В сущности, с помощью Лескова наше искусство на заре Перестройки попыталось ещё раз ответить на вопрос, на заре Оттепели поставленный в фильме Юлия Райзмана:
А если это любовь?
Ему ответили моралисты: А если это НЕ любовь?
Вот как раз так отвечать не следовало. Была найдена куда более интересная формула:
«А если это даже не любовь?»
Я эту формулу взял заглавием, когда рецензировал фильм Романа Балаяна, снятый в 1989 году «по мотивам» Лескова.
У приверженцев Лескова пришлось просить прощения за такой заголовок – они могли счесть его странным: такое вторжение из наших шестидесятых в тогдашние шестидесятые, из «прикладных» киноспоров – в лесковскую толщу, каковую ни к чему такому не приложишь.
Однако у бывалых кинозрителей, я думаю, прощенья просить не нужно было: они отлично помнили не только дискуссию вокруг фильма Ю. Райзмана «А если это любовь?» в 1962 году, – они помнили, сколь многое в нашем духовном бытии связалось с той любовной историей.
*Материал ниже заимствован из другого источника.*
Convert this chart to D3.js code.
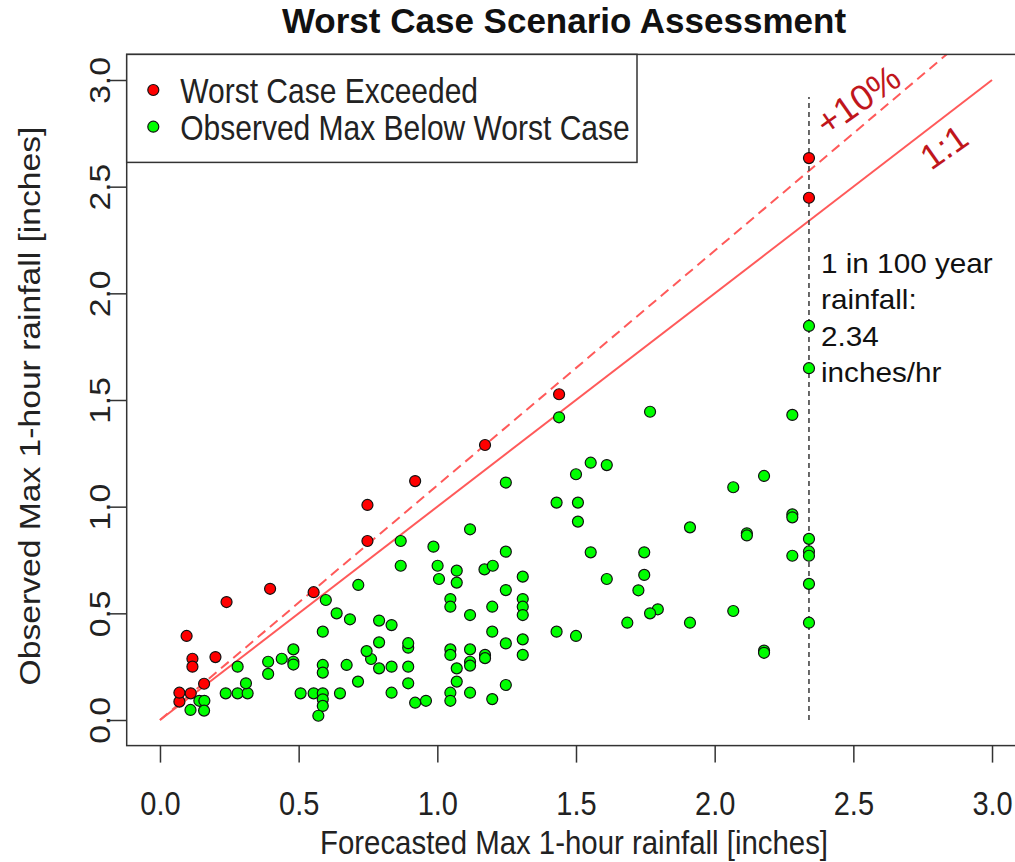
<!DOCTYPE html>
<html>
<head>
<meta charset="utf-8">
<script src="https://cdn.jsdelivr.net/npm/d3@7"></script>
<style>
  body { margin: 0; background: #fff; }
  svg { display: block; font-family: "Liberation Sans", Arial, sans-serif; }
</style>
</head>
<body>
<div id="chart"></div>
<script>
// Points above the 1:1 line (forecast, observed)
const exceeded = [
  [0.07, 0.086], [0.07, 0.128], [0.111, 0.125], [0.096, 0.394], [0.117, 0.287],
  [0.117, 0.25], [0.159, 0.17], [0.2, 0.295], [0.24, 0.553], [0.397, 0.615],
  [0.554, 0.599], [0.748, 1.008], [0.748, 0.839], [0.92, 1.12], [1.172, 1.289],
  [1.439, 1.527], [2.34, 2.634], [2.34, 2.448]
];

// Points below worst case
const belowWorst = [
  [0.28, 0.25], [0.142, 0.09], [0.16, 0.09], [0.11, 0.047], [0.159, 0.044],
  [0.237, 0.125], [0.28, 0.125], [0.316, 0.125], [0.31, 0.172], [0.39, 0.273],
  [0.39, 0.216], [0.439, 0.287], [0.481, 0.331], [0.481, 0.273], [0.481, 0.26],
  [0.507, 0.125], [0.554, 0.125], [0.587, 0.125], [0.587, 0.097], [0.587, 0.066],
  [0.571, 0.02], [0.587, 0.258], [0.587, 0.222], [0.587, 0.414], [0.598, 0.5625],
  [0.637, 0.5], [0.685, 0.472], [0.673, 0.258], [0.649, 0.125], [0.715, 0.633],
  [0.714, 0.18],
  [0.868, 0.839], [0.868, 0.723], [0.986, 0.8125], [1.001, 0.723], [1.006, 0.661],
  [1.07, 0.7], [1.07, 0.644], [1.118, 0.894], [1.247, 1.113], [1.247, 0.789],
  [1.17, 0.706], [1.2, 0.723], [1.308, 0.672], [1.247, 0.609], [1.308, 0.567],
  [1.308, 0.531], [1.308, 0.492], [1.43, 1.019], [1.43, 0.414], [1.047, 0.567],
  [1.047, 0.531], [1.118, 0.492], [1.198, 0.531], [1.198, 0.414], [1.247, 0.359],
  [1.308, 0.378], [1.308, 0.305], [1.172, 0.305], [1.172, 0.29], [1.118, 0.331],
  [1.118, 0.273], [1.118, 0.255], [1.047, 0.331], [1.047, 0.305], [1.07, 0.242],
  [1.07, 0.18], [1.047, 0.128], [1.047, 0.09], [1.118, 0.128], [1.198, 0.098],
  [1.247, 0.164], [0.959, 0.09], [0.92, 0.081], [0.895, 0.172], [0.895, 0.25],
  [0.895, 0.339], [0.895, 0.36], [0.835, 0.25], [0.835, 0.128], [0.835, 0.445],
  [0.79, 0.466], [0.79, 0.364], [0.79, 0.242], [0.761, 0.286], [0.745, 0.323],
  [1.439, 1.419], [1.767, 1.445], [2.28, 1.43], [1.553, 1.206], [1.611, 1.195],
  [1.5, 1.152], [2.178, 1.144], [2.067, 1.091], [1.507, 1.019], [1.507, 0.93],
  [2.28, 0.964], [2.28, 0.95], [1.911, 0.903], [2.116, 0.875], [2.116, 0.865],
  [1.553, 0.786], [1.746, 0.786], [2.28, 0.77], [1.611, 0.661], [1.746, 0.68],
  [1.725, 0.608], [1.795, 0.519], [1.767, 0.5], [1.685, 0.456], [1.911, 0.456],
  [2.067, 0.511], [1.5, 0.394], [2.178, 0.325], [2.178, 0.315],
  [2.34, 1.847], [2.34, 1.649], [2.34, 0.849], [2.34, 0.79], [2.34, 0.77],
  [2.34, 0.638], [2.34, 0.456]
];

const tickValues = [0, 0.5, 1, 1.5, 2, 2.5, 3];
const oneToOne = [[0, 0], [3, 3]];
const plusTen = [[0, 0], [3, 3.3]];
const rainfall100 = [[2.34, 0], [2.34, 2.92]];
const noteLines = ["1 in 100 year", "rainfall:", "2.34", "inches/hr"];
const legendItems = [
  { label: "Worst Case Exceeded", color: "#ff0000" },
  { label: "Observed Max Below Worst Case", color: "#00ff00" }
];

const width = 1015, height = 862;
const stretch = 1.16; // text in the picture is a bit tall

const svg = d3.select("#chart").append("svg")
  .attr("width", width)
  .attr("height", height);

const x = d3.scaleLinear().domain([-0.12, 3.12]).range([126.7, 1025.3]);
const y = d3.scaleLinear().domain([-0.12, 3.12]).range([745.6, 54.4]);

svg.append("clipPath").attr("id", "plot-clip")
  .append("rect")
  .attr("x", x(-0.12)).attr("y", y(3.12))
  .attr("width", x(3.12) - x(-0.12)).attr("height", y(-0.12) - y(3.12));

// Title
svg.append("text")
  .attr("x", 564).attr("y", 33)
  .attr("text-anchor", "middle")
  .attr("font-size", "35px")
  .attr("font-weight", "bold")
  .attr("fill", "#111")
  .text("Worst Case Scenario Assessment");

// Axes
const xAxis = svg.append("g")
  .attr("transform", `translate(0,${y(-0.12)})`)
  .call(d3.axisBottom(x).tickValues(tickValues).tickFormat(d3.format(".1f")).tickSize(17));
xAxis.select(".domain").remove();
xAxis.selectAll("line").attr("stroke", "#333").attr("stroke-width", 1.5);
xAxis.selectAll("text")
  .attr("y", 69 / stretch).attr("dy", null)
  .attr("transform", `scale(1,${stretch})`)
  .attr("font-size", "29px")
  .attr("fill", "#222");

const yAxis = svg.append("g")
  .attr("transform", `translate(${x(-0.12)},0)`)
  .call(d3.axisLeft(y).tickValues(tickValues).tickFormat(d3.format(".1f")).tickSize(17));
yAxis.select(".domain").remove();
yAxis.selectAll("line").attr("stroke", "#333").attr("stroke-width", 1.5);
yAxis.selectAll("text")
  .attr("x", 0).attr("y", -17).attr("dy", null)
  .attr("text-anchor", "middle")
  .attr("transform", `rotate(-90) scale(${stretch},1)`)
  .attr("font-size", "29px")
  .attr("fill", "#222");

// Axis titles
svg.append("text")
  .attr("transform", `translate(574,854) scale(1,${stretch})`)
  .attr("text-anchor", "middle")
  .attr("font-size", "29.4px")
  .attr("fill", "#222")
  .text("Forecasted Max 1-hour rainfall [inches]");

svg.append("text")
  .attr("transform", `translate(40,406) rotate(-90) scale(${stretch},1)`)
  .attr("text-anchor", "middle")
  .attr("font-size", "29px")
  .attr("fill", "#222")
  .text("Observed Max 1-hour rainfall [inches]");

// Reference lines
const line = d3.line().x(d => x(d[0])).y(d => y(d[1]));
const plot = svg.append("g").attr("clip-path", "url(#plot-clip)");

plot.append("path")
  .datum(oneToOne)
  .attr("d", line)
  .attr("fill", "none")
  .attr("stroke", "#ff5a5a")
  .attr("stroke-width", 2);

plot.append("path")
  .datum(plusTen)
  .attr("d", line)
  .attr("fill", "none")
  .attr("stroke", "#ff5a5a")
  .attr("stroke-width", 2)
  .attr("stroke-dasharray", "10,6");

plot.append("path")
  .datum(rainfall100)
  .attr("d", line)
  .attr("fill", "none")
  .attr("stroke", "#444")
  .attr("stroke-width", 1.6)
  .attr("stroke-dasharray", "5,4");

// Points
plot.selectAll("circle.below")
  .data(belowWorst)
  .join("circle")
  .attr("class", "below")
  .attr("cx", d => x(d[0]))
  .attr("cy", d => y(d[1]))
  .attr("r", 5.5)
  .attr("fill", "#00ff00")
  .attr("stroke", "#111")
  .attr("stroke-width", 1.2);

plot.selectAll("circle.exceeded")
  .data(exceeded)
  .join("circle")
  .attr("class", "exceeded")
  .attr("cx", d => x(d[0]))
  .attr("cy", d => y(d[1]))
  .attr("r", 5.5)
  .attr("fill", "#ff0000")
  .attr("stroke", "#111")
  .attr("stroke-width", 1.2);

// Line labels
svg.append("text")
  .attr("transform", "translate(858,100) rotate(-35)")
  .attr("text-anchor", "middle")
  .attr("dy", "0.35em")
  .attr("font-size", "36px")
  .attr("fill", "#c0161c")
  .text("+10%");

svg.append("text")
  .attr("transform", "translate(944,147) rotate(-35)")
  .attr("text-anchor", "middle")
  .attr("dy", "0.35em")
  .attr("font-size", "35px")
  .attr("fill", "#c0161c")
  .text("1:1");

// Note next to the vertical line
svg.append("g")
  .selectAll("text")
  .data(noteLines)
  .join("text")
  .attr("transform", (d, i) => `translate(821,${273 + i * 36.3}) scale(1.1,1)`)
  .attr("font-size", "27px")
  .attr("fill", "#111")
  .text(d => d);

// Plot box
svg.append("rect")
  .attr("x", x(-0.12)).attr("y", y(3.12))
  .attr("width", x(3.12) - x(-0.12)).attr("height", y(-0.12) - y(3.12))
  .attr("fill", "none")
  .attr("stroke", "#333")
  .attr("stroke-width", 1.5);

// Legend
const legend = svg.append("g");
legend.append("rect")
  .attr("x", x(-0.12)).attr("y", y(3.12))
  .attr("width", 637 - x(-0.12)).attr("height", 108)
  .attr("fill", "#fff")
  .attr("stroke", "#333")
  .attr("stroke-width", 1.5);

const items = legend.selectAll("g.item")
  .data(legendItems)
  .join("g")
  .attr("class", "item")
  .attr("transform", (d, i) => `translate(153.3,${90 + i * 36.7})`);
items.append("circle")
  .attr("r", 5.5)
  .attr("fill", d => d.color)
  .attr("stroke", "#111")
  .attr("stroke-width", 1.2);
items.append("text")
  .attr("transform", `translate(27,13.3) scale(1,${stretch})`)
  .attr("font-size", "30px")
  .attr("fill", "#222")
  .text(d => d.label);
</script>
</body>
</html>
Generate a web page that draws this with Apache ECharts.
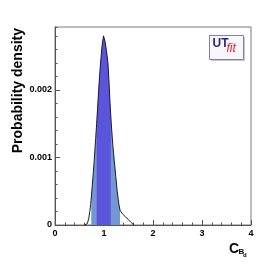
<!DOCTYPE html>
<html>
<head>
<meta charset="utf-8">
<script src="https://cdn.jsdelivr.net/npm/echarts@6/dist/echarts.min.js"></script>
<style>html,body{margin:0;padding:0;background:#fff;}#c{width:279px;height:266px;}</style>
</head>
<body>
<div id="c"></div>
<script>
// Curve points: x (C_Bd) and probability density
var curveX = [0.60, 0.64, 0.66, 0.69, 0.71, 0.728, 0.74, 0.76, 0.78, 0.80, 0.83, 0.85, 0.88, 0.90, 0.93, 0.96, 0.99, 1.02, 1.05, 1.08, 1.10, 1.12, 1.137, 1.15, 1.18, 1.21, 1.24, 1.27, 1.29, 1.31, 1.327, 1.34, 1.37, 1.40, 1.44, 1.50, 1.55, 1.61];
var curveY = [0, 0, 0.00002, 0.00010, 0.00020, 0.00030, 0.00040, 0.00058, 0.00076, 0.00095, 0.00128, 0.00150, 0.00186, 0.00210, 0.00240, 0.00265, 0.00280, 0.00272, 0.00258, 0.00240, 0.00215, 0.00185, 0.00163, 0.00148, 0.00118, 0.00095, 0.00072, 0.00050, 0.00038, 0.00028, 0.00022, 0.00020, 0.00017, 0.00015, 0.00012, 0.00008, 0.00004, 0];
// Probability intervals (68% dark, 95% light)
var band68 = [0.85, 1.137];
var band95 = [0.74, 1.327];
var xTicks = [0, 1, 2, 3, 4];
var yTicks = [0, 0.001, 0.002];

function pts(lo, hi) {
  var out = [];
  for (var i = 0; i < curveX.length; i++) {
    if (curveX[i] >= lo - 1e-9 && curveX[i] <= hi + 1e-9) out.push([curveX[i], curveY[i]]);
  }
  return out;
}
var full = pts(-1, 10);

var chart = echarts.init(document.getElementById('c'), null, {renderer: 'canvas'});
var axisCol = '#555';
var font = 'Liberation Sans, Arial, sans-serif';
chart.setOption({
  animation: false,
  backgroundColor: '#fff',
  grid: {left: 55, top: 27, right: 28, bottom: 41, show: true, borderColor: '#7a7a7a', borderWidth: 1, backgroundColor: 'transparent'},
  xAxis: {
    type: 'value', min: xTicks[0], max: xTicks[xTicks.length - 1], interval: 1,
    axisLine: {show: true, lineStyle: {color: axisCol, width: 1}},
    axisTick: {show: true, inside: true, length: 5, lineStyle: {color: axisCol}},
    minorTick: {show: true, splitNumber: 5, length: 2.5, lineStyle: {color: axisCol}},
    splitLine: {show: false},
    axisLabel: {color: '#000', fontFamily: font, fontWeight: 'bold', fontSize: 9, margin: 4}
  },
  yAxis: [{
    type: 'value', min: 0, max: 0.00293, interval: 0.001,
    axisLine: {show: true, lineStyle: {color: axisCol, width: 1}},
    axisTick: {show: true, inside: true, length: 5, lineStyle: {color: axisCol}},
    splitLine: {show: false},
    axisLabel: {color: '#000', fontFamily: font, fontWeight: 'bold', fontSize: 9, margin: 3,
      formatter: function (v) { return v === 0 ? '0' : v.toFixed(3); },
      showMaxLabel: false}
  }, {
    type: 'value', min: 0, max: 0.00293, interval: 0.0002, position: 'left',
    axisLine: {show: false},
    axisTick: {show: true, inside: true, length: 2.5, lineStyle: {color: axisCol}},
    axisLabel: {show: false},
    splitLine: {show: false}
  }],
  series: [
    {type: 'line', data: pts(band95[0], band95[1]), symbol: 'none', lineStyle: {width: 0}, areaStyle: {color: '#7396d4', opacity: 1}, z: 2, silent: true},
    {type: 'line', data: pts(band68[0], band68[1]), symbol: 'none', lineStyle: {width: 0}, areaStyle: {color: '#5a55da', opacity: 1}, z: 3, silent: true},
    {type: 'line', data: full, symbol: 'none', lineStyle: {color: '#1c1c30', width: 1}, z: 4, silent: true}
  ],
  graphic: [
    {type: 'text', x: 18, y: 28, rotation: Math.PI / 2,
      style: {text: 'Probability density', font: 'bold 14px ' + font, fill: '#000', align: 'right', verticalAlign: 'middle'}},
    {type: 'text', x: 229, y: 242, style: {text: 'C', font: 'bold 14px ' + font, fill: '#000', align: 'left', verticalAlign: 'top'}},
    {type: 'text', x: 238.5, y: 248, style: {text: 'B', font: 'bold 8px ' + font, fill: '#000', align: 'left', verticalAlign: 'top'}},
    {type: 'text', x: 243, y: 252, style: {text: 'd', font: 'bold 6px ' + font, fill: '#000', align: 'left', verticalAlign: 'top'}},
    {type: 'rect', shape: {x: 211, y: 37, width: 34, height: 24}, style: {fill: '#c8c8c8'}},
    {type: 'rect', shape: {x: 209.5, y: 35.5, width: 34, height: 24}, style: {fill: '#fbf6f8', stroke: '#7b7fb6', lineWidth: 1}},
    {type: 'text', x: 212.5, y: 37.5, style: {text: 'UT', font: 'bold 12px ' + font, fill: '#26287a', align: 'left', verticalAlign: 'top'}},
    {type: 'text', x: 226.5, y: 42.5, style: {text: 'fit', font: 'italic 12px ' + font, fill: '#e0202a', align: 'left', verticalAlign: 'top'}}
  ]
});
</script>
</body>
</html>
И хотя психология последних идеалистов, подснежных людей Первой Оттепели мало общего имела с психологией крутых и даже кровавых лесковских купцов-приказчиков эпохи Освобождения, – вопрос-то до жути универсальный. И хотя Балаян одного угробленного из дела изъял, – ужас не уменьшился; троих-то все-таки баба угробила: мужа – по голове подсвечником, ребенка – подушкой удушив, соперницу на каторге – утопив. Ради любви!
Разумеется, зрители наши искали в этой киноистории прежде всего роковую любовь, и не исключено, что, не найдя в фильме убедительности по этой части, – задали бы Балаяну тот самый, оттепельный, четвертьвековой давности, торжествующий вопрос на засыпку:
– А если это не любовь?!
На что я, после долгих и мучительных колебаний (на предмет того, есть ли в фильме Балаяна эта самая любовь или ее там нет), отвечаю, что, может быть, ее там не только нет, но и быть не может… при том, что Балаян, естественно, изо всех сил любовь в этой истории ищет, потому что так указано в условии действия.